BACKGROUND: Mothers parenting children with leukemia face innumerable challenges in meeting their own personal needs, as well as the needs of their ill child.
OBJECTIVE: To explore the lived experiences of Omani mothers who are parenting children with leukemia, using interpretative phenomenological analysis design.
METHODS: Data were collected from 10 mothers who were parenting children with leukemia who shared their experiences through a face-to-face recorded interview. Data were analyzed using the interpretative phenomenological analysis approach methods.

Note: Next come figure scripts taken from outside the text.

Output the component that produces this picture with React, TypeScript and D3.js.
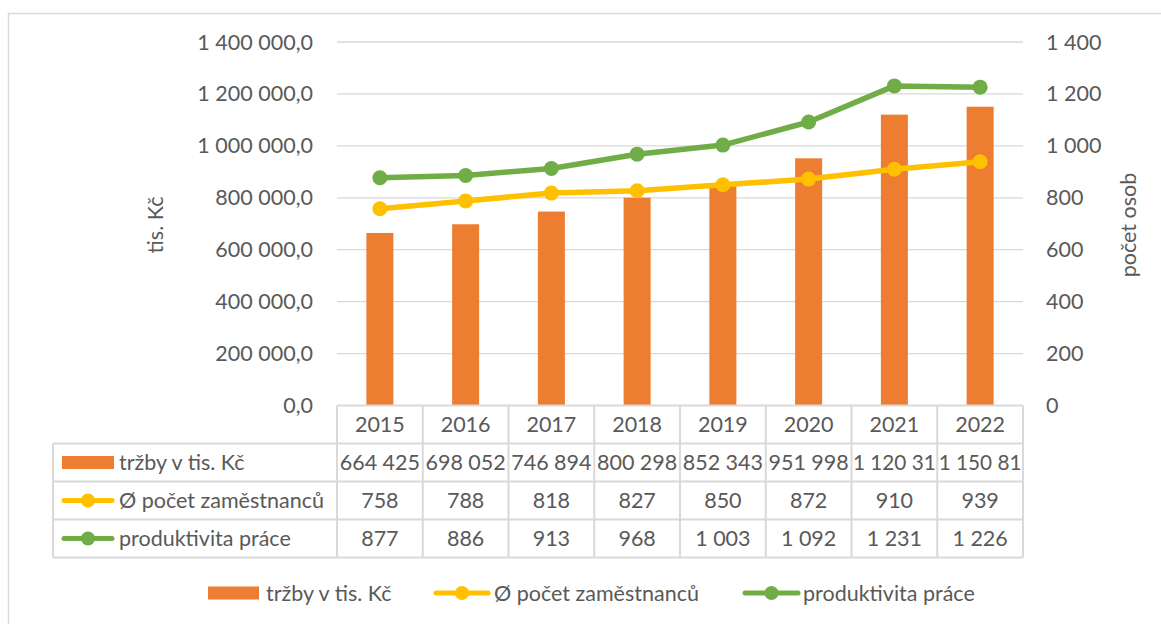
import * as d3 from "d3";
import { useEffect, useRef } from "react";

// --- Chart data ---
const years = ["2015", "2016", "2017", "2018", "2019", "2020", "2021", "2022"];
const trzby = [664425, 698052, 746894, 800298, 852343, 951998, 1120312, 1150815];
const zamestnanci = [758, 788, 818, 827, 850, 872, 910, 939];
const produktivita = [877, 886, 913, 968, 1003, 1092, 1231, 1226];
const leftTicks = [0, 200000, 400000, 600000, 800000, 1000000, 1200000, 1400000];
const rightTicks = [0, 200, 400, 600, 800, 1000, 1200, 1400];
const seriesNames = ["tržby v tis. Kč", "Ø počet zaměstnanců", "produktivita práce"];

const COLORS = { bar: "#ED7D31", yellow: "#FFC000", green: "#70AD47", text: "#595959", grid: "#D9D9D9" };
const FONT = "Lato, 'Open Sans', sans-serif";

const czLocale = d3.formatLocale({ decimal: ",", thousands: " ", grouping: [3], currency: ["", ""] });
const fmtLeft = czLocale.format(",.1f");
const fmtInt = czLocale.format(",.0f");

const App = () => {
  const svgRef = useRef<SVGSVGElement | null>(null);

  useEffect(() => {
    if (!svgRef.current) return;
    document.body.style.margin = "0";

    const svg = d3.select(svgRef.current);
    svg.selectAll("*").remove();

    const width = 1161;
    const height = 624;
    const plotLeft = 337;
    const plotRight = 1023;
    const plotTop = 42;
    const plotBottom = 405.5;
    const rowH = 38;
    const tableLeft = 53;
    const fontSize = 21.5;

    svg.attr("width", width).attr("height", height).style("font-family", FONT);

    // chart frame
    svg
      .append("rect")
      .attr("x", 8.5)
      .attr("y", 13.5)
      .attr("width", width)
      .attr("height", height)
      .attr("fill", "white")
      .attr("stroke", COLORS.grid)
      .attr("stroke-width", 1.5);

    const x = d3.scaleBand<string>().domain(years).range([plotLeft, plotRight]);
    const bw = x.bandwidth();
    const cx = (d: string) => (x(d) as number) + bw / 2;
    const yL = d3.scaleLinear().domain([0, 1400000]).range([plotBottom, plotTop]);
    const yR = d3.scaleLinear().domain([0, 1400]).range([plotBottom, plotTop]);

    // gridlines
    svg
      .append("g")
      .selectAll("line")
      .data(leftTicks.slice(1))
      .join("line")
      .attr("x1", plotLeft)
      .attr("x2", plotRight)
      .attr("y1", (d) => yL(d))
      .attr("y2", (d) => yL(d))
      .attr("stroke", COLORS.grid)
      .attr("stroke-width", 1.3);

    // axis labels
    svg
      .append("g")
      .selectAll("text")
      .data(leftTicks)
      .join("text")
      .attr("x", 313)
      .attr("y", (d) => yL(d))
      .attr("dy", "0.35em")
      .attr("text-anchor", "end")
      .attr("font-size", fontSize)
      .attr("fill", COLORS.text)
      .text((d) => fmtLeft(d));

    svg
      .append("g")
      .selectAll("text")
      .data(rightTicks)
      .join("text")
      .attr("x", 1046)
      .attr("y", (d) => yR(d))
      .attr("dy", "0.35em")
      .attr("text-anchor", "start")
      .attr("font-size", fontSize)
      .attr("fill", COLORS.text)
      .text((d) => fmtInt(d));

    // axis titles
    svg
      .append("text")
      .attr("transform", "translate(155,225) rotate(-90)")
      .attr("dy", "0.35em")
      .attr("text-anchor", "middle")
      .attr("font-size", fontSize)
      .attr("fill", COLORS.text)
      .text("tis. Kč");
    svg
      .append("text")
      .attr("transform", "translate(1128,225) rotate(-90)")
      .attr("dy", "0.35em")
      .attr("text-anchor", "middle")
      .attr("font-size", fontSize)
      .attr("fill", COLORS.text)
      .text("počet osob");

    // bars
    const barW = bw * 0.315;
    svg
      .append("g")
      .selectAll("rect")
      .data(trzby)
      .join("rect")
      .attr("x", (_d, i) => cx(years[i]) - barW / 2)
      .attr("width", barW)
      .attr("y", (d) => yL(d))
      .attr("height", (d) => plotBottom - yL(d))
      .attr("fill", COLORS.bar);

    // lines + markers
    const line = d3
      .line<number>()
      .x((_d, i) => cx(years[i]))
      .y((d) => yR(d));

    [
      { values: zamestnanci, color: COLORS.yellow },
      { values: produktivita, color: COLORS.green },
    ].forEach((s) => {
      svg
        .append("path")
        .datum(s.values)
        .attr("d", line)
        .attr("fill", "none")
        .attr("stroke", s.color)
        .attr("stroke-width", 5.5)
        .attr("stroke-linejoin", "round")
        .attr("stroke-linecap", "round");
      svg
        .append("g")
        .selectAll("circle")
        .data(s.values)
        .join("circle")
        .attr("cx", (_d, i) => cx(years[i]))
        .attr("cy", (d) => yR(d))
        .attr("r", 7.5)
        .attr("fill", s.color);
    });

    // --- Data table ---
    const table = svg.append("g");
    const hLines = [0, 1, 2, 3, 4].map((i) => plotBottom + i * rowH);
    table
      .selectAll("line.h")
      .data(hLines)
      .join("line")
      .attr("class", "h")
      .attr("x1", (_d, i) => (i === 0 ? plotLeft : tableLeft))
      .attr("x2", plotRight)
      .attr("y1", (d) => d)
      .attr("y2", (d) => d)
      .attr("stroke", COLORS.grid)
      .attr("stroke-width", 2);
    const vLines = d3.range(years.length + 1).map((i) => plotLeft + i * bw);
    table
      .selectAll("line.v")
      .data(vLines)
      .join("line")
      .attr("class", "v")
      .attr("x1", (d) => d)
      .attr("x2", (d) => d)
      .attr("y1", plotBottom)
      .attr("y2", plotBottom + 4 * rowH)
      .attr("stroke", COLORS.grid)
      .attr("stroke-width", 2);
    table
      .append("line")
      .attr("x1", tableLeft)
      .attr("x2", tableLeft)
      .attr("y1", plotBottom + rowH)
      .attr("y2", plotBottom + 4 * rowH)
      .attr("stroke", COLORS.grid)
      .attr("stroke-width", 2);

    // year row
    table
      .selectAll("text.year")
      .data(years)
      .join("text")
      .attr("class", "year")
      .attr("x", (d) => cx(d))
      .attr("y", plotBottom + rowH / 2)
      .attr("dy", "0.35em")
      .attr("text-anchor", "middle")
      .attr("font-size", fontSize)
      .attr("fill", COLORS.text)
      .text((d) => d);

    // value rows; values too wide for a cell get cut like in the spreadsheet
    const rows = [trzby, zamestnanci, produktivita];
    rows.forEach((vals, r) => {
      const rowY = plotBottom + (r + 1) * rowH;
      vals.forEach((v, i) => {
        const left = x(years[i]) as number;
        const t = table
          .append("text")
          .attr("x", left + bw / 2)
          .attr("y", rowY + rowH / 2)
          .attr("dy", "0.35em")
          .attr("text-anchor", "middle")
          .attr("font-size", fontSize)
          .attr("fill", COLORS.text)
          .text(fmtInt(v));
        const node = t.node() as SVGTextElement;
        if (node.getComputedTextLength() > bw - 2) {
          let label = fmtInt(v);
          while (label.length > 1 && node.getComputedTextLength() > bw + 8) {
            label = label.slice(0, -1);
            t.text(label);
          }
          t.attr("x", left + 1.5).attr("text-anchor", "start");
          if (node.getComputedTextLength() > bw - 3) {
            t.attr("textLength", bw - 3).attr("lengthAdjust", "spacingAndGlyphs");
          }
        }
      });
    });

    // legend keys
    const drawKey = (g: d3.Selection<SVGGElement, unknown, null, undefined>, k: number, x0: number, x1: number, cy: number) => {
      if (k === 0) {
        g.append("rect")
          .attr("x", x0)
          .attr("y", cy - 6.5)
          .attr("width", x1 - x0)
          .attr("height", 13)
          .attr("fill", COLORS.bar);
      } else {
        const color = k === 1 ? COLORS.yellow : COLORS.green;
        g.append("line")
          .attr("x1", x0 + 2)
          .attr("x2", x1 - 2)
          .attr("y1", cy)
          .attr("y2", cy)
          .attr("stroke", color)
          .attr("stroke-width", 5)
          .attr("stroke-linecap", "round");
        g.append("circle")
          .attr("cx", (x0 + x1) / 2)
          .attr("cy", cy)
          .attr("r", 7)
          .attr("fill", color);
      }
    };

    seriesNames.forEach((name, k) => {
      const cy = plotBottom + (k + 1) * rowH + rowH / 2;
      drawKey(table, k, 62, 114, cy);
      table
        .append("text")
        .attr("x", 119)
        .attr("y", cy)
        .attr("dy", "0.35em")
        .attr("font-size", fontSize)
        .attr("fill", COLORS.text)
        .text(name);
    });

    // bottom legend
    const legend = svg.append("g");
    const legendY = 593;
    const legendItems = [
      { k: 0, x0: 208, x1: 259, tx: 266 },
      { k: 1, x0: 434, x1: 490, tx: 494 },
      { k: 2, x0: 743, x1: 800, tx: 803 },
    ];
    legendItems.forEach((it) => {
      drawKey(legend, it.k, it.x0, it.x1, legendY);
      legend
        .append("text")
        .attr("x", it.tx)
        .attr("y", legendY)
        .attr("dy", "0.35em")
        .attr("font-size", fontSize)
        .attr("fill", COLORS.text)
        .text(seriesNames[it.k]);
    });
  }, []);

  return <svg ref={svgRef} style={{ display: "block" }} />;
};

export default App;
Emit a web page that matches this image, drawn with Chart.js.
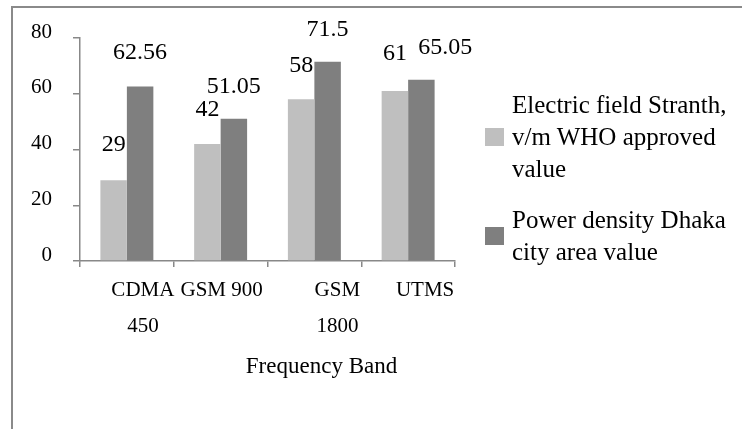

RESULTS: Three main themes emerged from the mothers' experiences: (1) unexpected shocking diagnosis; (2) life is not the same anymore; and (3) viable support systems. Mothers found their child's diagnosis to be shocking and terrifying. The diagnosis and treatment cast a shadow on the mothers' lives. Mothers abandoned their work and left their healthy children to their spouses. Mothers relied on other mothers also parenting children with cancer and on the support of the extended family and health team members to cope and prayed to God to help them overcome the calamity.
CONCLUSION: The mothers perceived their life as changing immediately upon hearing their child's cancer diagnosis as they experienced a plethora of emotions. They sought support at various points during their child's illness to cope and overcome the challenges during the cancer treatment journey.
IMPLICATIONS FOR PRACTICE: Pediatric oncology nurses can support mothers during their transition to caring for a child with leukemia and can provide the needed support to reduce maternal distress and increase effective coping with the challenges.